+++ Data shown
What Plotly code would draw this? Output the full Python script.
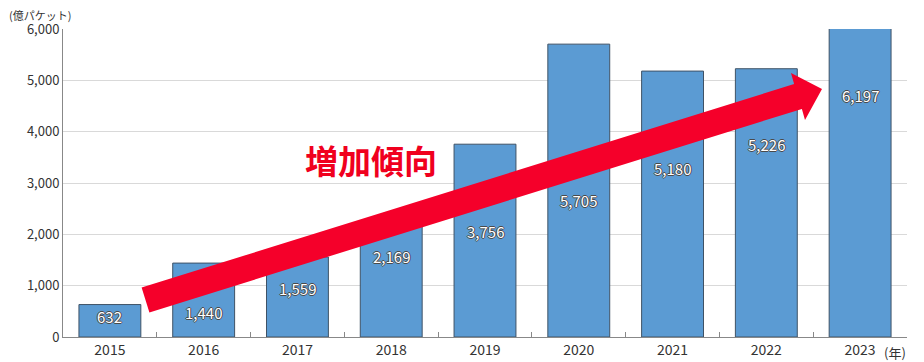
import plotly.graph_objects as go

years = ["2015", "2016", "2017", "2018", "2019", "2020", "2021", "2022", "2023"]
packets = [632, 1440, 1559, 2169, 3756, 5705, 5180, 5226, 6197]
y_ticks = [0, 1000, 2000, 3000, 4000, 5000, 6000]
# where each value label sits, as a share of its bar's height (style only)
label_frac = [0.62, 0.325, 0.61, 0.72, 0.545, 0.465, 0.635, 0.716, 0.76]

# page body has an 8px default margin: figure sits at (8, 8) in the window
OFF = 8
W, H = 924 - OFF, 362 - OFF
L, R, T, B = 63 - OFF, 17, 29 - OFF, 25
pw, ph = W - L - R, H - T - B

def px(x, y):
    # window pixel -> paper coords
    x -= OFF
    y -= OFF
    return (x - L) / pw, (H - B - y) / ph

arrow_px = [(141.6, 287.6), (794.1, 84.1), (791, 73), (822, 89), (805, 120),
            (801.9, 108.9), (149.4, 312.4)]
pts = [px(x, y) for x, y in arrow_px]
path = "M " + " L ".join(f"{a:.5f},{b:.5f}" for a, b in pts) + " Z"

font = "Noto Sans CJK JP, Noto Sans, sans-serif"
outline = "1px 0 0 #4a4a4a, -1px 0 0 #4a4a4a, 0 1px 0 #4a4a4a, 0 -1px 0 #4a4a4a"

fig = go.Figure()
fig.add_trace(go.Bar(
    x=years, y=packets,
    marker=dict(color="#5b9bd3", line=dict(color="#3f5266", width=1)),
    cliponaxis=True,
    width=0.66,
    hoverinfo="x+y",
))

fig.add_shape(type="path", xref="paper", yref="paper", path=path,
              fillcolor="#f5002a", line=dict(width=0), layer="above")

# category axis: annotation x given as the category index
for i, (v, f) in enumerate(zip(packets, label_frac)):
    fig.add_annotation(x=i, y=v * f, xref="x", yref="y", text=f"{v:,}",
                       showarrow=False,
                       font=dict(family=font, size=15, color="white", shadow=outline))

fig.add_annotation(text="増加傾向", xref="paper", yref="paper",
                   x=px(371, 160)[0], y=px(371, 160)[1], showarrow=False,
                   xanchor="center", yanchor="middle",
                   font=dict(family=font, size=33, color="#f0001e", weight="bold"))
fig.add_annotation(text="(億パケット)", xref="paper", yref="paper",
                   x=px(8, 15)[0], y=px(8, 15)[1], xanchor="left", yanchor="middle",
                   showarrow=False, borderpad=0,
                   font=dict(family=font, size=11, color="#333"))
fig.add_annotation(text="(年)", xref="paper", yref="paper",
                   x=px(908, 352)[0], y=px(908, 352)[1], xanchor="right",
                   yanchor="middle", showarrow=False,
                   font=dict(family=font, size=13, color="#333"))

fig.update_layout(
    width=W, height=H,
    margin=dict(l=L, r=R, t=T, b=B, autoexpand=False),
    paper_bgcolor="white", plot_bgcolor="white",
    showlegend=False,
    bargap=0.34,
    font=dict(family=font, size=13, color="#333"),
)
fig.update_xaxes(
    type="category", categoryorder="array", categoryarray=years,
    showline=True, linecolor="#888", linewidth=1,
    ticks="inside", tickson="boundaries", ticklen=5, tickcolor="#888",
    showgrid=False, tickfont=dict(size=14, color="#333"), automargin=False,
)
fig.update_yaxes(
    range=[0, 6000], tickvals=y_ticks, tickformat=",",
    showline=True, linecolor="#888", linewidth=1,
    showgrid=True, gridcolor="#d9d9d9", gridwidth=1,
    zeroline=False, ticks="", tickfont=dict(size=13, color="#333"),
    automargin=False,
)

fig.write_html("out.html")
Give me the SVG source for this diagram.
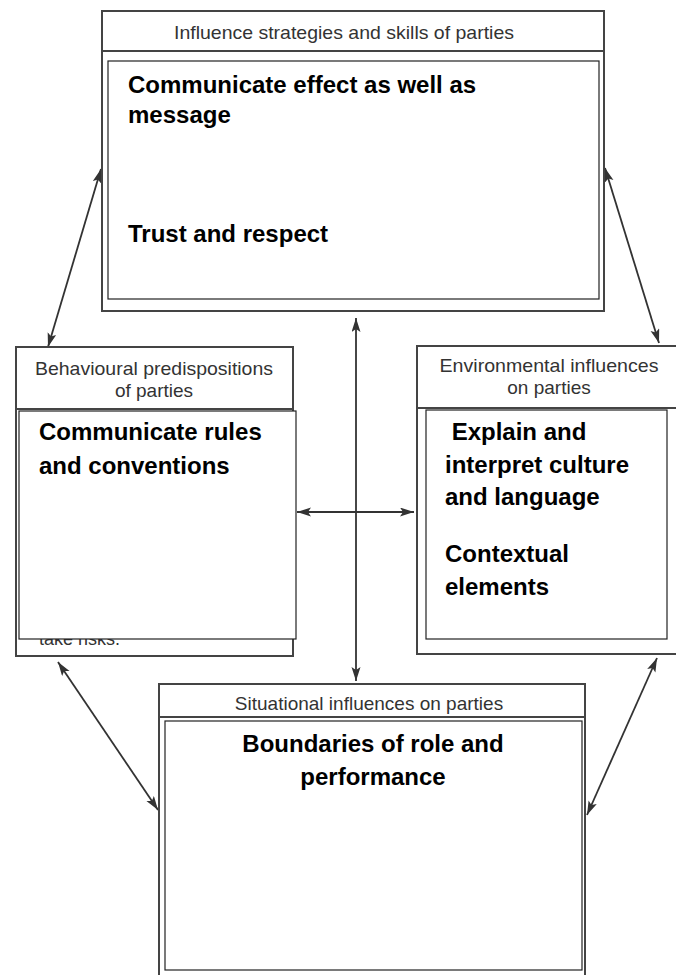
<svg xmlns="http://www.w3.org/2000/svg" width="676" height="975" viewBox="0 0 676 975">
<style>
.outer{fill:#fff;stroke:#444;stroke-width:2}
.sep{stroke:#444;stroke-width:2;fill:none}
.inner{fill:#fff;stroke:#222;stroke-width:1.2}
.title{font-family:"Liberation Sans",Arial,sans-serif;font-size:19px;fill:#333;text-anchor:middle}
.scan{font-family:"Liberation Sans",Arial,sans-serif;font-size:18px;fill:#333}
.body{font-family:"Liberation Sans",Arial,sans-serif;font-size:24px;font-weight:bold;fill:#000}
.conn{stroke:#333;stroke-width:1.8;fill:none;marker-start:url(#ah);marker-end:url(#ah)}
</style>
<defs>
<marker id="ah" markerUnits="userSpaceOnUse" markerWidth="16" markerHeight="10" refX="14" refY="4.5" orient="auto-start-reverse">
<path d="M0,0 L14,4.5 L0,9 L3,4.5 z" fill="#333"/>
</marker>
</defs>
<rect width="676" height="975" fill="#fff"/>

<g id="connectors">
<line class="conn" x1="356" y1="318" x2="356" y2="681"/>
<line class="conn" x1="297" y1="512" x2="414" y2="512"/>
<line class="conn" x1="101" y1="169" x2="48" y2="347"/>
<line class="conn" x1="605" y1="168" x2="659" y2="343"/>
<line class="conn" x1="58" y1="662" x2="158" y2="810"/>
<line class="conn" x1="657" y1="658" x2="587" y2="815"/>
</g>

<g id="node-influence">
<rect class="outer" x="102" y="11" width="502" height="300"/>
<line class="sep" x1="102" y1="51" x2="604" y2="51"/>
<text class="title" x="344" y="39" textLength="340" lengthAdjust="spacingAndGlyphs">Influence strategies and skills of parties</text>
<rect class="inner" x="108" y="61" width="491" height="238"/>
<text class="body" x="128" y="93">Communicate effect as well as</text>
<text class="body" x="128" y="123">message</text>
<text class="body" x="128" y="242">Trust and respect</text>
</g>

<g id="node-behavioural">
<rect class="outer" x="16" y="347" width="277" height="309"/>
<line class="sep" x1="16" y1="409" x2="293" y2="409"/>
<text class="title" x="154" y="375" textLength="238" lengthAdjust="spacingAndGlyphs">Behavioural predispositions</text>
<text class="title" x="154" y="397">of parties</text>
<text class="scan" x="39" y="645">take risks.</text>
<rect class="inner" x="19" y="411" width="277" height="228"/>
<text class="body" x="39" y="440">Communicate rules</text>
<text class="body" x="39" y="474">and conventions</text>
</g>

<g id="node-environmental">
<rect class="outer" x="417" y="346" width="270" height="308"/>
<line class="sep" x1="417" y1="408" x2="687" y2="408"/>
<text class="title" x="549" y="372" textLength="219" lengthAdjust="spacingAndGlyphs">Environmental influences</text>
<text class="title" x="549" y="394">on parties</text>
<rect class="inner" x="426" y="410" width="241" height="229"/>
<text class="body" x="445" y="440" xml:space="preserve"> Explain and</text>
<text class="body" x="445" y="473">interpret culture</text>
<text class="body" x="445" y="505">and language</text>
<text class="body" x="445" y="562">Contextual</text>
<text class="body" x="445" y="595">elements</text>
</g>

<g id="node-situational">
<rect class="outer" x="159" y="684" width="426" height="300"/>
<line class="sep" x1="159" y1="717" x2="585" y2="717"/>
<text class="title" x="369" y="710">Situational influences on parties</text>
<rect class="inner" x="165" y="721" width="417" height="249"/>
<text class="body" x="373" y="752" text-anchor="middle">Boundaries of role and</text>
<text class="body" x="373" y="785" text-anchor="middle">performance</text>
</g>
</svg>
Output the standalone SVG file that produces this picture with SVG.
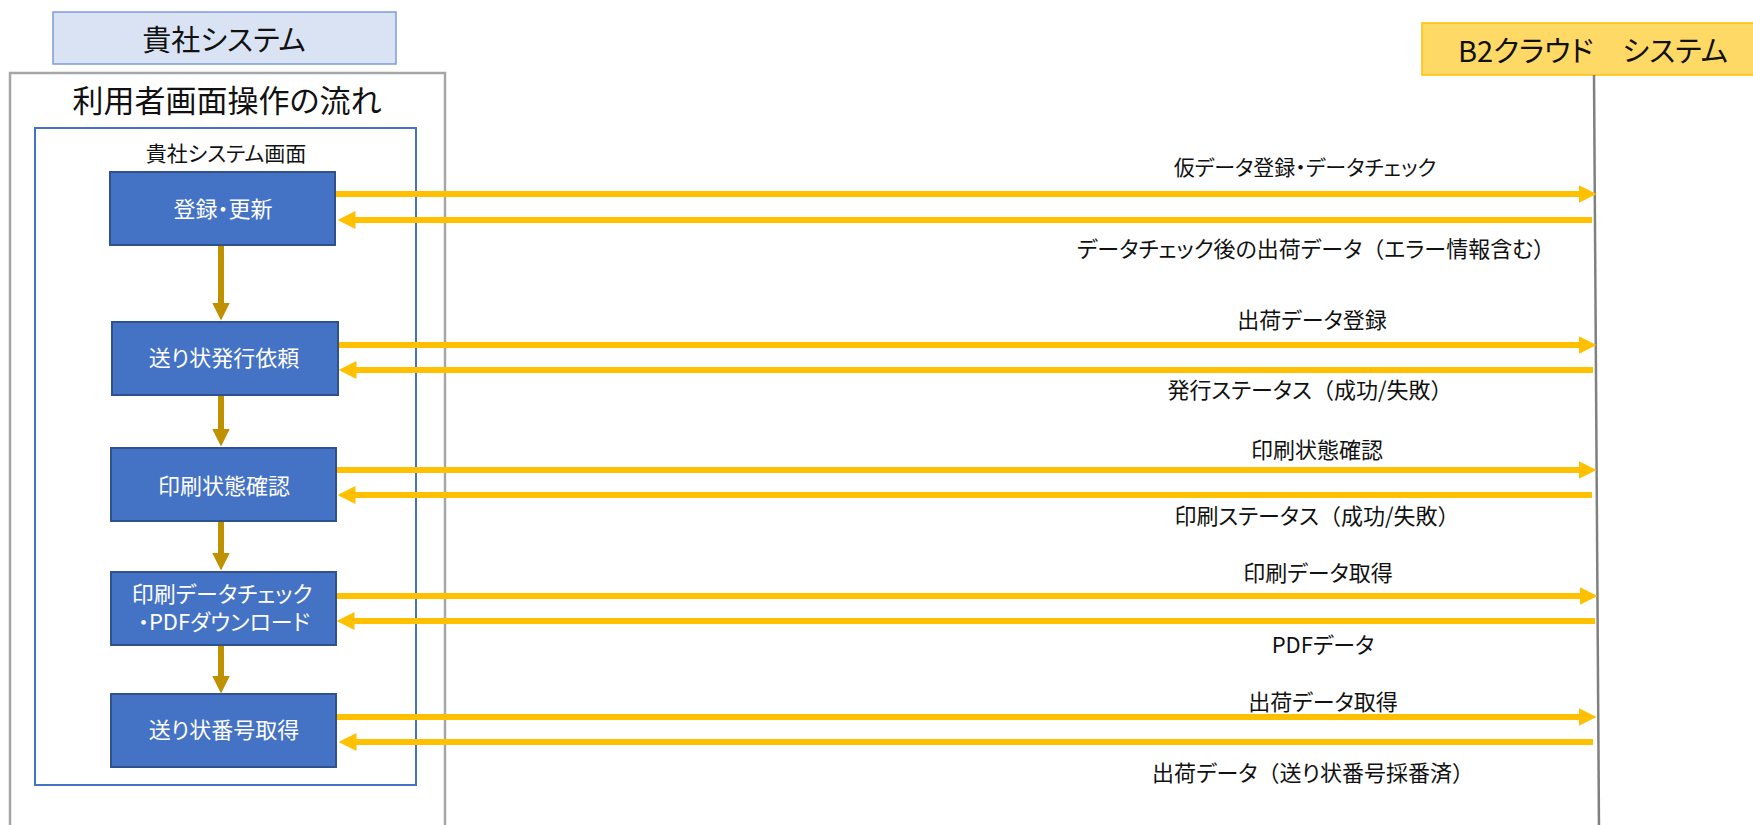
++++++
Could you reproduce every record above exactly, leaving out the pictures?

**Result for this task:**
What Plotly code would draw this? Output the full Python script.
import plotly.graph_objects as go

years = ["2015", "2016", "2017", "2018", "2019", "2020", "2021", "2022", "2023"]
packets = [632, 1440, 1559, 2169, 3756, 5705, 5180, 5226, 6197]
y_ticks = [0, 1000, 2000, 3000, 4000, 5000, 6000]
# where each value label sits, as a share of its bar's height (style only)
label_frac = [0.62, 0.325, 0.61, 0.72, 0.545, 0.465, 0.635, 0.716, 0.76]

# page body has an 8px default margin: figure sits at (8, 8) in the window
OFF = 8
W, H = 924 - OFF, 362 - OFF
L, R, T, B = 63 - OFF, 17, 29 - OFF, 25
pw, ph = W - L - R, H - T - B

def px(x, y):
    # window pixel -> paper coords
    x -= OFF
    y -= OFF
    return (x - L) / pw, (H - B - y) / ph

arrow_px = [(141.6, 287.6), (794.1, 84.1), (791, 73), (822, 89), (805, 120),
            (801.9, 108.9), (149.4, 312.4)]
pts = [px(x, y) for x, y in arrow_px]
path = "M " + " L ".join(f"{a:.5f},{b:.5f}" for a, b in pts) + " Z"

font = "Noto Sans CJK JP, Noto Sans, sans-serif"
outline = "1px 0 0 #4a4a4a, -1px 0 0 #4a4a4a, 0 1px 0 #4a4a4a, 0 -1px 0 #4a4a4a"

fig = go.Figure()
fig.add_trace(go.Bar(
    x=years, y=packets,
    marker=dict(color="#5b9bd3", line=dict(color="#3f5266", width=1)),
    cliponaxis=True,
    width=0.66,
    hoverinfo="x+y",
))

fig.add_shape(type="path", xref="paper", yref="paper", path=path,
              fillcolor="#f5002a", line=dict(width=0), layer="above")

# category axis: annotation x given as the category index
for i, (v, f) in enumerate(zip(packets, label_frac)):
    fig.add_annotation(x=i, y=v * f, xref="x", yref="y", text=f"{v:,}",
                       showarrow=False,
                       font=dict(family=font, size=15, color="white", shadow=outline))

fig.add_annotation(text="増加傾向", xref="paper", yref="paper",
                   x=px(371, 160)[0], y=px(371, 160)[1], showarrow=False,
                   xanchor="center", yanchor="middle",
                   font=dict(family=font, size=33, color="#f0001e", weight="bold"))
fig.add_annotation(text="(億パケット)", xref="paper", yref="paper",
                   x=px(8, 15)[0], y=px(8, 15)[1], xanchor="left", yanchor="middle",
                   showarrow=False, borderpad=0,
                   font=dict(family=font, size=11, color="#333"))
fig.add_annotation(text="(年)", xref="paper", yref="paper",
                   x=px(908, 352)[0], y=px(908, 352)[1], xanchor="right",
                   yanchor="middle", showarrow=False,
                   font=dict(family=font, size=13, color="#333"))

fig.update_layout(
    width=W, height=H,
    margin=dict(l=L, r=R, t=T, b=B, autoexpand=False),
    paper_bgcolor="white", plot_bgcolor="white",
    showlegend=False,
    bargap=0.34,
    font=dict(family=font, size=13, color="#333"),
)
fig.update_xaxes(
    type="category", categoryorder="array", categoryarray=years,
    showline=True, linecolor="#888", linewidth=1,
    ticks="inside", tickson="boundaries", ticklen=5, tickcolor="#888",
    showgrid=False, tickfont=dict(size=14, color="#333"), automargin=False,
)
fig.update_yaxes(
    range=[0, 6000], tickvals=y_ticks, tickformat=",",
    showline=True, linecolor="#888", linewidth=1,
    showgrid=True, gridcolor="#d9d9d9", gridwidth=1,
    zeroline=False, ticks="", tickfont=dict(size=13, color="#333"),
    automargin=False,
)

fig.write_html("out.html")
Give me the SVG source for this diagram.
<svg xmlns="http://www.w3.org/2000/svg" width="676" height="975" viewBox="0 0 676 975">
<style>
.outer{fill:#fff;stroke:#444;stroke-width:2}
.sep{stroke:#444;stroke-width:2;fill:none}
.inner{fill:#fff;stroke:#222;stroke-width:1.2}
.title{font-family:"Liberation Sans",Arial,sans-serif;font-size:19px;fill:#333;text-anchor:middle}
.scan{font-family:"Liberation Sans",Arial,sans-serif;font-size:18px;fill:#333}
.body{font-family:"Liberation Sans",Arial,sans-serif;font-size:24px;font-weight:bold;fill:#000}
.conn{stroke:#333;stroke-width:1.8;fill:none;marker-start:url(#ah);marker-end:url(#ah)}
</style>
<defs>
<marker id="ah" markerUnits="userSpaceOnUse" markerWidth="16" markerHeight="10" refX="14" refY="4.5" orient="auto-start-reverse">
<path d="M0,0 L14,4.5 L0,9 L3,4.5 z" fill="#333"/>
</marker>
</defs>
<rect width="676" height="975" fill="#fff"/>

<g id="connectors">
<line class="conn" x1="356" y1="318" x2="356" y2="681"/>
<line class="conn" x1="297" y1="512" x2="414" y2="512"/>
<line class="conn" x1="101" y1="169" x2="48" y2="347"/>
<line class="conn" x1="605" y1="168" x2="659" y2="343"/>
<line class="conn" x1="58" y1="662" x2="158" y2="810"/>
<line class="conn" x1="657" y1="658" x2="587" y2="815"/>
</g>

<g id="node-influence">
<rect class="outer" x="102" y="11" width="502" height="300"/>
<line class="sep" x1="102" y1="51" x2="604" y2="51"/>
<text class="title" x="344" y="39" textLength="340" lengthAdjust="spacingAndGlyphs">Influence strategies and skills of parties</text>
<rect class="inner" x="108" y="61" width="491" height="238"/>
<text class="body" x="128" y="93">Communicate effect as well as</text>
<text class="body" x="128" y="123">message</text>
<text class="body" x="128" y="242">Trust and respect</text>
</g>

<g id="node-behavioural">
<rect class="outer" x="16" y="347" width="277" height="309"/>
<line class="sep" x1="16" y1="409" x2="293" y2="409"/>
<text class="title" x="154" y="375" textLength="238" lengthAdjust="spacingAndGlyphs">Behavioural predispositions</text>
<text class="title" x="154" y="397">of parties</text>
<text class="scan" x="39" y="645">take risks.</text>
<rect class="inner" x="19" y="411" width="277" height="228"/>
<text class="body" x="39" y="440">Communicate rules</text>
<text class="body" x="39" y="474">and conventions</text>
</g>

<g id="node-environmental">
<rect class="outer" x="417" y="346" width="270" height="308"/>
<line class="sep" x1="417" y1="408" x2="687" y2="408"/>
<text class="title" x="549" y="372" textLength="219" lengthAdjust="spacingAndGlyphs">Environmental influences</text>
<text class="title" x="549" y="394">on parties</text>
<rect class="inner" x="426" y="410" width="241" height="229"/>
<text class="body" x="445" y="440" xml:space="preserve"> Explain and</text>
<text class="body" x="445" y="473">interpret culture</text>
<text class="body" x="445" y="505">and language</text>
<text class="body" x="445" y="562">Contextual</text>
<text class="body" x="445" y="595">elements</text>
</g>

<g id="node-situational">
<rect class="outer" x="159" y="684" width="426" height="300"/>
<line class="sep" x1="159" y1="717" x2="585" y2="717"/>
<text class="title" x="369" y="710">Situational influences on parties</text>
<rect class="inner" x="165" y="721" width="417" height="249"/>
<text class="body" x="373" y="752" text-anchor="middle">Boundaries of role and</text>
<text class="body" x="373" y="785" text-anchor="middle">performance</text>
</g>
</svg>
Output the standalone SVG file that produces this picture with SVG.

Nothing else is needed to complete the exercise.